Le géant américain de l’internet Google a perdu en France un procès qui l’opposait aux maisons d’édition, ce qui pourrait remettre en cause son projet de créer une bibliothèque numérique mondiale. Au terme de trois ans et demi de procédure, le tribunal de Paris le condamne pour « contrefaçon de droits d’auteurs » et lui interdit de reproduire sur son site des livres français en intégralité. Il prohibe aussi l’accès à des extraits de livres.
Ce jugement, qui constitue la première décision de ce type, pourrait nuire aux projets de Google, qui a conclu des accords avec plusieurs bibliothèques américaines et ambitionne de reproduire ce schéma dans le monde entier pour créer une bibliothèque numérique universelle.
Toute violation de l’interdiction décidée par les juges sera punie d’une sanction financière de 10 000 euros par jour, passé un délai de 30 jours après la notification de la décision, dit le tribunal.

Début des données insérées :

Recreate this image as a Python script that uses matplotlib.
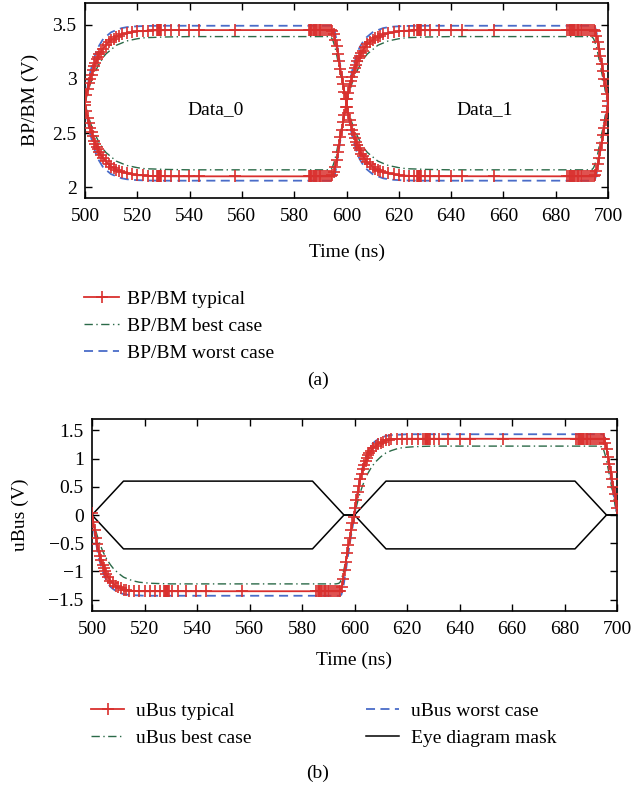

La mesure est exécutoire provisoirement, précise-t-il, ce qui retire son caractère suspensif à l’appel que Google a décidé de déposer. Le tribunal impose à la société américaine le versement de 300 000 euros de dommages et intérêts et 45 000 euros de frais de procédure à trois sociétés du groupe La Martinière, propriétaire notamment du Seuil, qui avait engagé la procédure en 2006. Le groupe demandait 15 millions d’euros.
Le tribunal accepte dans la procédure le Syndicat national de l’édition et la Société des gens de lettres de France, si bien que la sanction s’étend à tout le secteur. Le jugement stipule que c’est la loi française, plus stricte, qui s’applique, et non le droit américain comme le voulait Google.
L’Allemagne et la France très critiques
« Ça met en l’air le projet de Google, ça le stigmatise et ça le déclare illégal. Google va être obligé de repenser toute sa stratégie en matière de numérisation d’ouvrages couverts par des droits d’auteur », a dit aux journalistes Yann Colin, avocat de La Martinière.
Le projet Google a suscité les réserves des autorités françaises et allemandes, qui craignent un pillage du patrimoine à visée commerciale. Même si l’accès aux internautes n’est possible que pour des extraits de livres, il rapporte de l’argent en publicité.
« ll faut rappeler que le projet Google encourage et facilite l’accès du plus grand nombre aux ouvrages et contribue donc ainsi à leur commercialisation », a dit aux journalistes son responsable juridique, Benjamin du Chaffaut. Les effets négatifs de cette décision, si elle était confirmée en appel, serait que les internautes français soient les seuls privés d’une partie substantielle de leur patrimoine littéraire. »
Un constat d’huissier dressé en avril 2008 et publié dans le jugement indique que le service de recherches de livres du site Google présentait par exemple 321 ouvrages pour les trois éditeurs français du groupe La Martinière.
Google développe son idée sur d’autres plans et propose aussi à la Bibliothèque nationale de France de numériser en totalité son patrimoine de livres. Nicolas Sarkozy a dit clairement son opposition à ce processus le 8 décembre. « Il n’est pas question de nous laisser déposséder de notre patrimoine au bénéfice d’un grand opérateur aussi sympathique soit-il, aussi important soit-il, aussi américain soit-il », a-t-il déclaré lors d’un discours.